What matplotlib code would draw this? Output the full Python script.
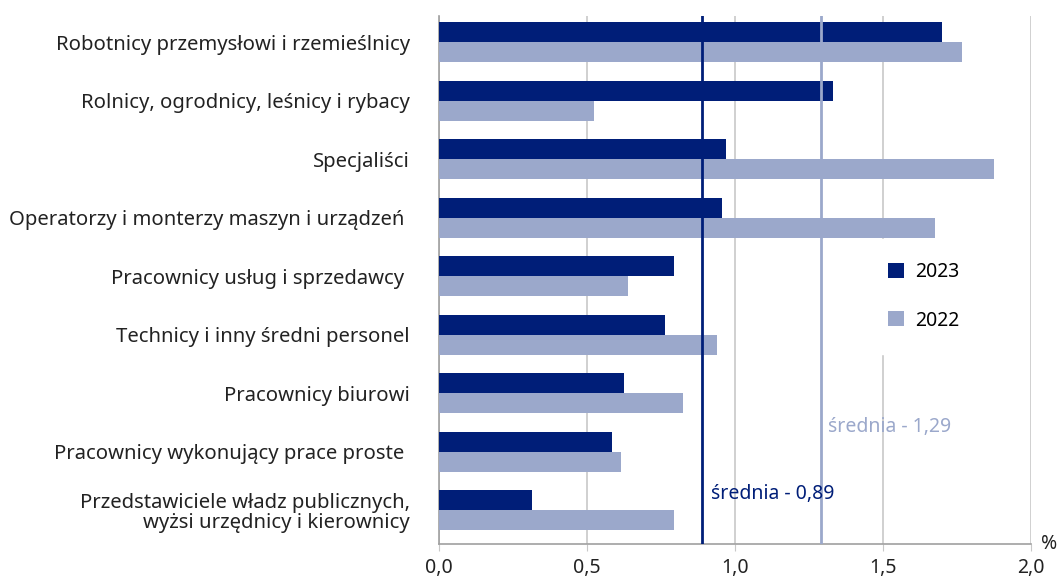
import matplotlib
matplotlib.use("Agg")
import matplotlib.pyplot as plt
import numpy as np

plt.rcParams['font.family'] = ['Noto Sans', 'DejaVu Sans']

categories = [
    "Robotnicy przemysłowi i rzemieślnicy",
    "Rolnicy, ogrodnicy, leśnicy i rybacy",
    "Specjaliści",
    "Operatorzy i monterzy maszyn i urządzeń ",
    "Pracownicy usług i sprzedawcy ",
    "Technicy i inny średni personel",
    "Pracownicy biurowi",
    "Pracownicy wykonujący prace proste ",
    "Przedstawiciele władz publicznych,\nwyżsi urzędnicy i kierownicy",
]
v2023 = [1.70, 1.33, 0.97, 0.955, 0.795, 0.765, 0.625, 0.585, 0.315]
v2022 = [1.765, 0.525, 1.875, 1.675, 0.64, 0.94, 0.825, 0.615, 0.795]
mean2023 = 0.89
mean2022 = 1.29
xticks = [0.0, 0.5, 1.0, 1.5, 2.0]
xticklabels = ["0,0", "0,5", "1,0", "1,5", "2,0"]

dark = "#001E78"
light = "#9BA8CB"
grid = "#C8C8C8"
textc = "#222222"
fs = 14
fsl = 14.6

fig = plt.figure(figsize=(10.59, 5.79), dpi=100)
ax = fig.add_axes([0.4145, 0.0604, 0.5592, 0.9119])

y = np.arange(len(categories))
h = 0.342
ax.barh(y - h/2, v2023, height=h, color=dark, label="2023", zorder=3)
ax.barh(y + h/2, v2022, height=h, color=light, label="2022", zorder=3)

ax.set_xlim(0, 2.0)
ax.set_ylim(8.58, -0.45)
ax.set_xticks(xticks)
ax.set_xticklabels(xticklabels, fontsize=fs, color=textc)
ax.set_yticks(y)
ax.set_yticklabels(categories, fontsize=fsl, color=textc, linespacing=1.0)
ax.tick_params(axis='y', length=0, pad=21)
ax.tick_params(axis='x', length=5, color=grid, pad=5)
ax.xaxis.grid(True, color=grid, linewidth=1.2, zorder=0)
for s in ['top', 'right']:
    ax.spines[s].set_visible(False)
for s in ['left', 'bottom']:
    ax.spines[s].set_color("#A0A0A0")
    ax.spines[s].set_linewidth(1.2)

ax.axvline(mean2023, color=dark, linewidth=2, zorder=4)
ax.axvline(mean2022, color=light, linewidth=2, zorder=4)

ax.text(mean2023 + 0.03, 7.72, "średnia - 0,89", color=dark, fontsize=fs,
        va='center', ha='left', zorder=5)
ax.text(mean2022 + 0.025, 6.57, "średnia - 1,29", color=light, fontsize=fs,
        va='center', ha='left', zorder=5)

ax.text(1.03, 0.0, "%", transform=ax.transAxes, fontsize=fs, color=textc,
        ha='center', va='center')

leg = ax.legend(loc='upper left', bbox_to_anchor=(0.703, 0.596), frameon=True,
                fontsize=fs, handlelength=0.8, handleheight=0.8,
                labelspacing=1.45, borderpad=1.2, handletextpad=0.6,
                fancybox=False, edgecolor='white', facecolor='white', framealpha=1)
leg.set_zorder(6)

fig.savefig("out.png", dpi=100)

::::::

* _PROMPT_:
Which lines contain the word "matplotlib"? Copy each one.

* _RESPONSE TO THE EXERCISE_:
What matplotlib code would draw this? Output the full Python script.
import matplotlib
matplotlib.use("Agg")
import matplotlib.pyplot as plt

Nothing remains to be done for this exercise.